Tuesday, September 22, 2009


My dad turns 73 years old today. By profession, before he retired, he was a teacher and pastor. The passion he had for imparting knowledge to others didn't stop when he stepped out of the classroom or from behind the pulpit. Though I wasn't homeschooled (after all, who was homeschooled in the 70's?), I was educated at home. My parents provided an environment that made me want to learn about the world around us. They took me and my brother on more trips than I can remember. Our home's shelves were filled with books. And meals eaten together as a family made it easy for meaningful discussions to occur.

My dad was a biology professor and this was reflected in many of the things he taught my brother and me. I was the only preschooler around who called the Easter Bunny by the name of the Easter Sylvilagus. In our family, when one of us was being a pig at the table they called us a sous. My teddy bear was named Ursus. And I won't even begin to talk about the special, scientific terms we used for bathroom terms and body parts! When we would set out a net on the beach, the caught shark was a chance for dissection and an impromptu lesson in Anatomy & Physiology. Living on a hobby farm meant we were taught about things such as imprinting, incubation, and ecology.

And our academic home learning wasn't limited to the sciences. After a rain, our family would frequently head out to plowed fields to hunt for arrow heads where we would hear about the native Americans who roamed our state long before the Europeans. A visit to Vicksburg and the Battlefield Park meant Civil War history communicated to us in ways much more thrilling than a textbook. And a family reunion in South Alabama was a chance to not only hear tales of our family's early years in America, but to gain an understanding of the persecution and poverty that many other families were also fleeing from in Europe and the trials and obstacles they had to endure in the earlier years of our nation.

But more than history or science or geography or Spanish (yes, I learned how to roll my "r"'s riding to school with my dad), my Dad taught me about God. He taught me what the Bible said and he showed me with his life how to live it out. Whether it was giving a Bible to the man pumping our gas or letting a troubled young adult live with us temporarily, my dad lived what he said. Some of my happiest childhood memories centered around my parents' hippy Christian friends and the good times we had at the little house church in West Jackson and on our farm in Crystal Springs. We'd read from our Good News for Modern Man Bibles, sit on the floor and sing "I wish we'd all been ready", have baptismal services in our lake, and have communion using homemade wine and bread in our living room.

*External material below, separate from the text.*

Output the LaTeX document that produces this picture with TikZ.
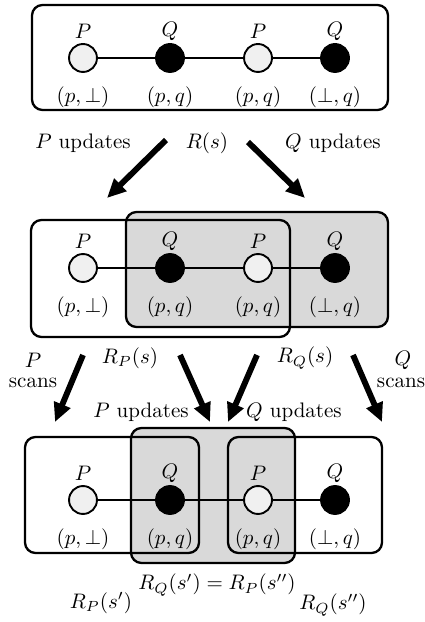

And because of the reality of God I saw lived out in my home from both of my parents, I accepted Jesus as my personal savior as soon as I was old enough to realize I needed His salvation. I always loved Him and knew He loved me, but at 9:30 p.m. on October 24, 1973, my daddy helped me make it official. Kneeling by my parents' bed on Queen Circle in Jackson, Mississippi, I told Jesus I was sorry for all the bad things I had done---and believe me, a seven year can do some pretty rotten things---and asked Him to save me.

My dad wrote in the front of my little CHILDREN'S LIVING BIBLE:

"It feels all sunny in my heart and not stormy."

So today my dad turns 73 and I want to take this chance to say "thank you". My dad has led probably hundreds of people to the Lord over the last 55 years of walking with the Lord. He has taught thousands of students and encouraged many to go after careers they might not have even thought they were capable of pursuing. He is now passing on his knowledge of so many different things to his grandchildren. He's not lived a perfect life, but then who has? He's had struggles and heartbreak but one thing he has stayed true to, his passion for learning and passing on his knowledge to others. And most of all, His knowledge of God's love and saving grace.

Thank you, Daddy, for being my teacher long before it was cool to homeschool. I owe you more than I even realize.